The truth? Washington State has had only one known case of signature fraud. A Service Employees International Union official repeatedly just made up names and signatures.

She’s confessed and awaits sentencing.

So why add SB 5297’s reporting requirements for signature gatherers? To stop frauds such as this?

Well, no. SB 5297 exempts union petitioners!

Par for the course. Politicians in not a few of the 24 states that have statewide initiative rights try such things, all the while talking about the evils of fraud.

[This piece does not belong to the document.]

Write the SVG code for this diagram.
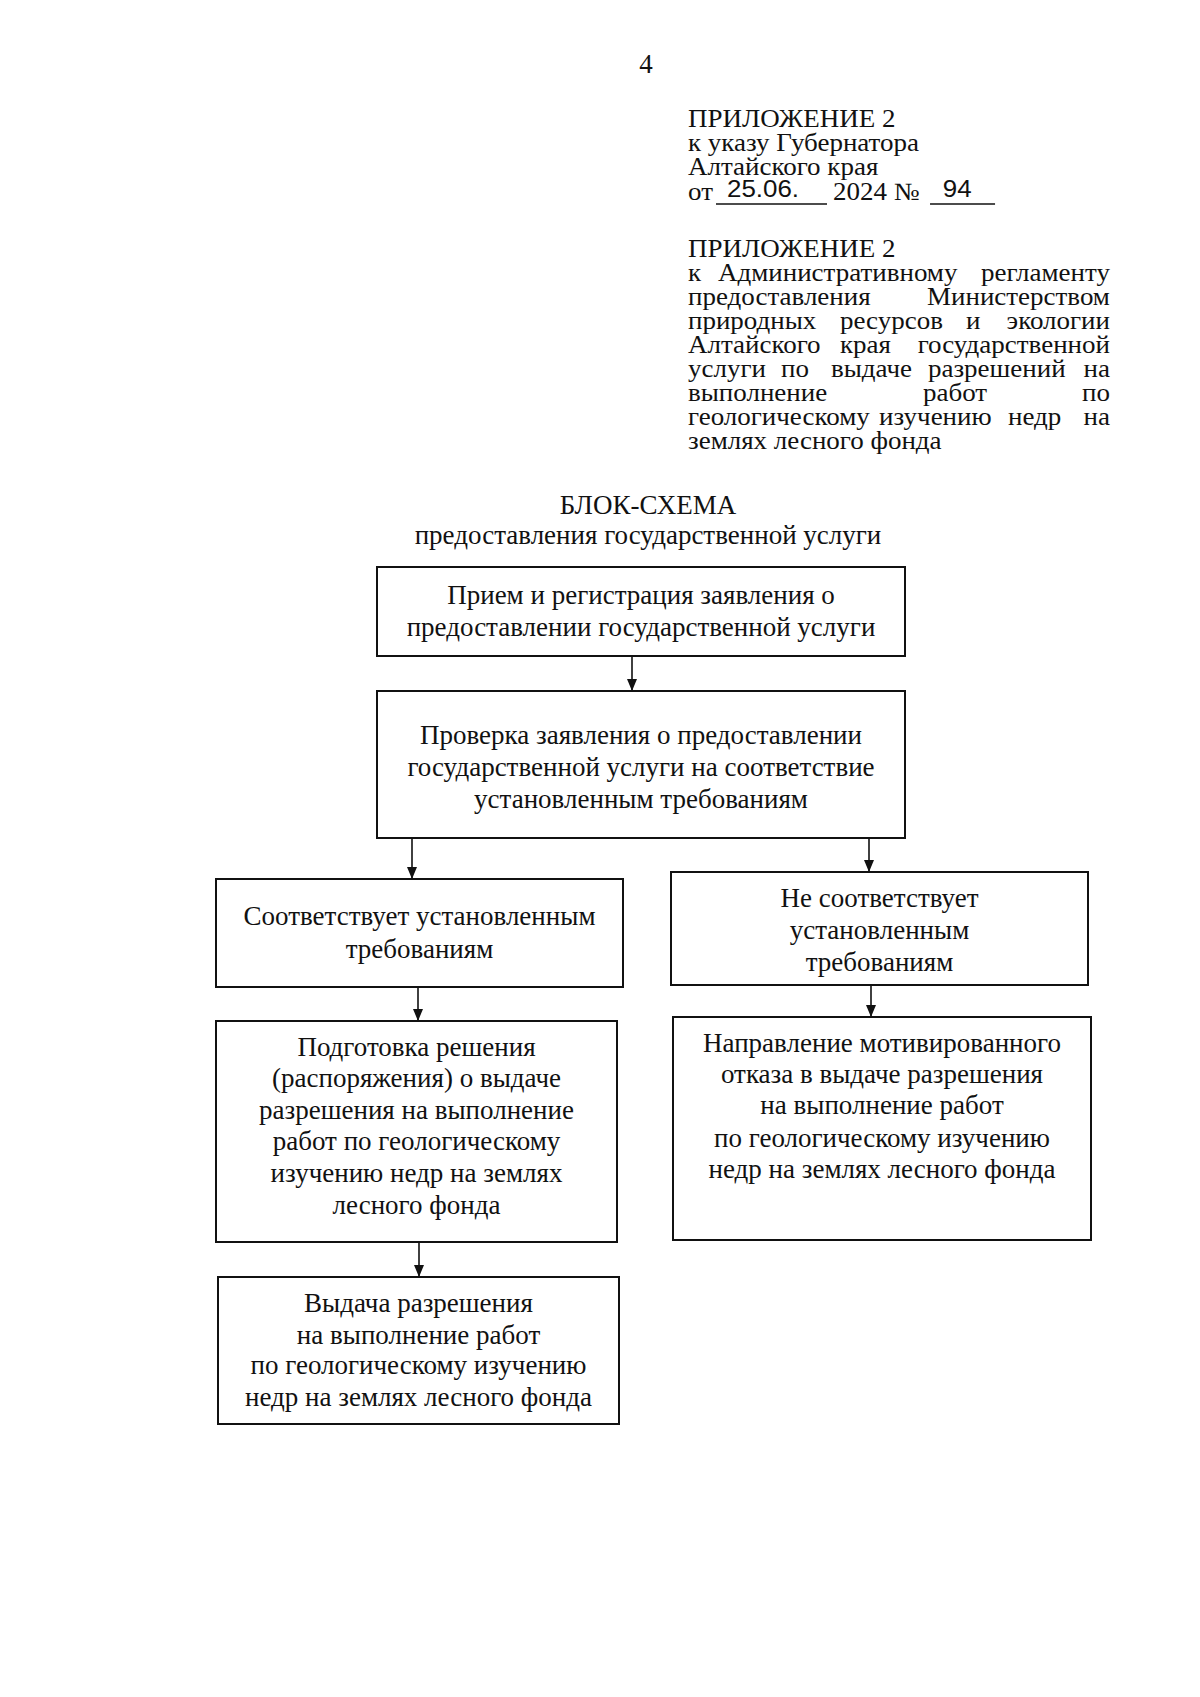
<svg xmlns="http://www.w3.org/2000/svg" width="1200" height="1697" viewBox="0 0 1200 1697">
<style>
  text { font-family: "Liberation Serif", "Times New Roman", serif; font-size: 27px; fill: #111; }
  .hdr text { font-size: 25px; }
  .c { text-anchor: middle; }
  .e { text-anchor: end; }
  .hdr text.hand { font-family: "Liberation Sans", Arial, sans-serif; font-size: 24px; }
  .box { fill: #fff; stroke: #111; stroke-width: 2; }
  .con { stroke: #111; stroke-width: 1.6; fill: none; marker-end: url(#arr); }
  .ul { stroke: #111; stroke-width: 1.5; }
</style>
<defs>
  <marker id="arr" viewBox="0 0 12 10" refX="12" refY="5" markerWidth="12" markerHeight="10" markerUnits="userSpaceOnUse" orient="auto">
    <path d="M0,0 L12,5 L0,10 z" fill="#111"/>
  </marker>
</defs>
<rect width="1200" height="1697" fill="#fff"/>

<g id="page-number"><text x="646" y="73" class="c">4</text></g>

<g id="header-decree" class="hdr" transform="matrix(1.08,0,0,1,-55.04,0)">
  <text x="688" y="127">ПРИЛОЖЕНИЕ 2</text>
  <text x="688" y="151">к указу Губернатора</text>
  <text x="688" y="175">Алтайского края</text>
  <text x="688" y="200">от</text>
  <line class="ul" x1="713.9" y1="204" x2="816.7" y2="204"/>
  <text x="724.1" y="197" class="hand">25.06.</text>
  <text x="822.3" y="200">2024 №</text>
  <line class="ul" x1="912.1" y1="204" x2="972.3" y2="204"/>
  <text x="924" y="197" class="hand">94</text>
</g>

<g id="header-regulation" class="hdr" transform="matrix(1.08,0,0,1,-55.04,0)">
  <text x="688" y="257">ПРИЛОЖЕНИЕ 2</text>
  <text x="688" y="281">к</text><text x="715.8" y="281">Административному</text><text x="1078.7" y="281" class="e">регламенту</text>
  <text x="688" y="305">предоставления</text><text x="1078.7" y="305" class="e">Министерством</text>
  <text x="688" y="329">природных</text><text x="828.7" y="329">ресурсов</text><text x="945.4" y="329">и</text><text x="1078.7" y="329" class="e">экологии</text>
  <text x="688" y="353">Алтайского</text><text x="828.7" y="353">края</text><text x="1078.7" y="353" class="e">государственной</text>
  <text x="688" y="377">услуги</text><text x="774.1" y="377">по</text><text x="820.4" y="377">выдаче</text><text x="910.2" y="377">разрешений</text><text x="1078.7" y="377" class="e">на</text>
  <text x="688" y="401">выполнение</text><text x="905.6" y="401">работ</text><text x="1078.7" y="401" class="e">по</text>
  <text x="688" y="425">геологическому</text><text x="864.9" y="425">изучению</text><text x="984.3" y="425">недр</text><text x="1078.7" y="425" class="e">на</text>
  <text x="688" y="449">землях лесного фонда</text>
</g>

<g id="title">
  <text x="648" y="514" class="c">БЛОК-СХЕМА</text>
  <text x="648" y="544" class="c">предоставления государственной услуги</text>
</g>

<g id="connectors">
  <line class="con" x1="632" y1="656" x2="632" y2="691"/>
  <line class="con" x1="412" y1="838" x2="412" y2="879"/>
  <line class="con" x1="869" y1="838" x2="869" y2="872"/>
  <line class="con" x1="418" y1="987" x2="418" y2="1021"/>
  <line class="con" x1="871" y1="985" x2="871" y2="1017"/>
  <line class="con" x1="419" y1="1242" x2="419" y2="1277"/>
</g>

<g id="n1-reception">
  <rect class="box" x="377" y="567" width="528" height="89"/>
  <text x="641" y="604" class="c">Прием и регистрация заявления о</text>
  <text x="641" y="636" class="c">предоставлении государственной услуги</text>
</g>

<g id="n2-check">
  <rect class="box" x="377" y="691" width="528" height="147"/>
  <text x="641" y="744" class="c">Проверка заявления о предоставлении</text>
  <text x="641" y="776" class="c">государственной услуги на соответствие</text>
  <text x="641" y="808" class="c">установленным требованиям</text>
</g>

<g id="n3-complies">
  <rect class="box" x="216" y="879" width="407" height="108"/>
  <text x="419.5" y="925" class="c">Соответствует установленным</text>
  <text x="419.5" y="958" class="c">требованиям</text>
</g>

<g id="n4-not-complies">
  <rect class="box" x="671" y="872" width="417" height="113"/>
  <text x="879.5" y="907" class="c">Не соответствует</text>
  <text x="879.5" y="939" class="c">установленным</text>
  <text x="879.5" y="971" class="c">требованиям</text>
</g>

<g id="n5-decision">
  <rect class="box" x="216" y="1021" width="401" height="221"/>
  <text x="416.5" y="1056" class="c">Подготовка решения</text>
  <text x="416.5" y="1087" class="c">(распоряжения) о выдаче</text>
  <text x="416.5" y="1119" class="c">разрешения на выполнение</text>
  <text x="416.5" y="1150" class="c">работ по геологическому</text>
  <text x="416.5" y="1182" class="c">изучению недр на землях</text>
  <text x="416.5" y="1214" class="c">лесного фонда</text>
</g>

<g id="n6-refusal">
  <rect class="box" x="673" y="1017" width="418" height="223"/>
  <text x="882" y="1052" class="c">Направление мотивированного</text>
  <text x="882" y="1083" class="c">отказа в выдаче разрешения</text>
  <text x="882" y="1114" class="c">на выполнение работ</text>
  <text x="882" y="1147" class="c">по геологическому изучению</text>
  <text x="882" y="1178" class="c">недр на землях лесного фонда</text>
</g>

<g id="n7-issue">
  <rect class="box" x="218" y="1277" width="401" height="147"/>
  <text x="418.5" y="1312" class="c">Выдача разрешения</text>
  <text x="418.5" y="1344" class="c">на выполнение работ</text>
  <text x="418.5" y="1374" class="c">по геологическому изучению</text>
  <text x="418.5" y="1406" class="c">недр на землях лесного фонда</text>
</g>
</svg>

The facts? After surveying public records, Citizens in Charge Foundation reported, last year in “Is the ‘F-word’ Overused?”, that “cases of verified fraud or forgery are not pervasive in initiative or referendum petitions. Furthermore, many of the ‘reforms’ passed by state legislatures to address fraud have shown no positive results.”

Fortunately for Washingtonians, initiative activist Tim Eyman has bashed the bill and nearly every state newspaper, usually editorializing against Eyman, has instead lambasted the legislation. Citizens are rallying. Several legislators have stood against it, and taken away much of its teeth and claws.

Now it’s time to kill the beast.

This is Common Sense. I’m Paul Jacob.